Runtime Performance Results

For a 22B model. See full run configs in MaxText/configs/ as 1xv4-128.sh, 2xv4-128.sh and 4xv4-128.sh.

Hardware TFLOP/sec/chip MFU
1x v4-128 165 60.0%
2x v4-128 158 57.4%
4x v4-128 157 57.1%

For a 52B model. See full run configs in MaxText/configs/ as 1xv4-384.sh and 2xv4-512.sh.

Hardware TFLOP/sec/chip MFU
1x v4-384 154 56.0%
2x v4-384 162 58.9%

Comparison to Alternatives

MaxText is heavily inspired by MinGPT/NanoGPT, elegant standalone GPT implementations written in PyTorch and targeting Nvidia GPUs. MaxText is more complex but has an MFU more than three times the 17% reported most recently with that codebase, is massively scalable and implements a key-value cache for efficient auto-regressive decoding.

MaxText is more similar to Nvidia/Megatron-LM, a very well tuned LLM implementation targeting Nvidia GPUs. The two implementations achieve comparable MFUs. The difference in the codebases highlights the different programming strategies. MaxText is pure Python, relying heavily on the XLA compiler to achieve high performance. By contrast, Megatron-LM is a mix of Python and CUDA, relying on well-optimized CUDA kernels to achieve high performance.
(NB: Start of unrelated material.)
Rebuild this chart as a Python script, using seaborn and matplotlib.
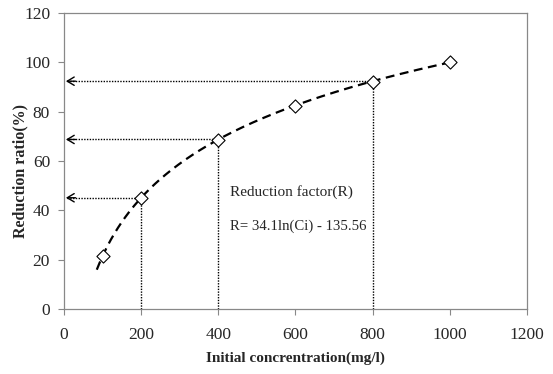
import numpy as np
import pandas as pd
import matplotlib
matplotlib.use("Agg")
import matplotlib.pyplot as plt
import seaborn as sns

# Measured reduction ratios
conc = [100, 200, 400, 600, 800, 1000]
ratio = [21.5, 45.0, 68.5, 82.5, 92.0, 100.0]

# Logarithmic fit R = a*ln(Ci) + b
fit_a = 34.1
fit_b = -135.56
fit_start, fit_end = 85, 1000

# Concentrations read back through the fit
guide_conc = [200, 400, 800]

x_ticks = [0, 200, 400, 600, 800, 1000, 1200]
y_ticks = [0, 20, 40, 60, 80, 100, 120]

sns.set_style("white")
plt.rcParams["font.family"] = ["Liberation Serif", "DejaVu Serif"]

fig = plt.figure(figsize=(5.53, 3.74), dpi=100)
ax = fig.add_axes([0.1157, 0.1738, 0.8373, 0.7912])

fit_x = np.linspace(fit_start, fit_end, 200)
fit_df = pd.DataFrame({"x": fit_x, "y": fit_a * np.log(fit_x) + fit_b})
sns.lineplot(data=fit_df, x="x", y="y", ax=ax, color="black",
             linestyle=(0, (4, 2.5)), linewidth=1.6, zorder=3)

# Dotted guide lines from the fit to both axes
for c in guide_conc:
    r = fit_a * np.log(c) + fit_b
    ax.plot([c, c], [0, r], color="black", linestyle=(0, (1, 1)), linewidth=1.0, zorder=2)
    ax.plot([8, c], [r, r], color="black", linestyle=(0, (1, 1)), linewidth=1.0, zorder=2)
    ax.annotate("", xy=(5, r), xytext=(30, r),
                arrowprops=dict(arrowstyle="->,head_length=0.5,head_width=0.3",
                                color="black", linewidth=1.0, shrinkA=0, shrinkB=0),
                zorder=2)

pts = pd.DataFrame({"conc": conc, "ratio": ratio})
sns.scatterplot(data=pts, x="conc", y="ratio", ax=ax, marker="D", s=45,
                facecolor="white", edgecolor="black", linewidth=0.8, zorder=4)

ax.text(430, 47.3, "Reduction factor(R)", fontsize=11, va="center", ha="left")
ax.text(430, 33.6, "R= 34.1ln(Ci) - 135.56", fontsize=10.6, va="center", ha="left")

ax.set_xlim(0, 1200)
ax.set_ylim(0, 120)
ax.set_xticks(x_ticks)
ax.set_yticks(y_ticks)
ax.tick_params(axis="both", direction="out", length=4, width=0.8, color="#888888",
               labelsize=12.5, bottom=True, left=True)
ax.tick_params(axis="x", pad=9)
ax.tick_params(axis="y", pad=6)
for s in ax.spines.values():
    s.set_color("#888888")
    s.set_linewidth(0.9)

ax.set_xlabel("Initial concrentration(mg/l)", fontsize=11, fontweight="bold", labelpad=6)
ax.set_ylabel("Reduction ratio(%)", fontsize=11.5, fontweight="bold",
              va="center", ha="center")
ax.yaxis.set_label_coords(-0.095, 0.465)

fig.savefig("out.png", dpi=100)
MaxText is also comparable to Pax. Like Pax, MaxText provides high-performance and scalable implementations of LLMs in Jax. Pax focuses on enabling powerful configuration parameters, enabling developers to change the model by editing config parameters. By contrast, MaxText is a simple, concrete implementation of an LLM that encourages users to extend by forking and directly editing the source code. The right choice depends on your project's priorities.

Development

Whether you are forking MaxText for your own needs or intending to contribute back to the community, we wanted to offer simple testing recipes.

To run unit tests and lint, simply run:

bash unit_test_and_lint.sh

The full suite of end-to-end tests is in end_to_end/. We run them with a nightly cadence.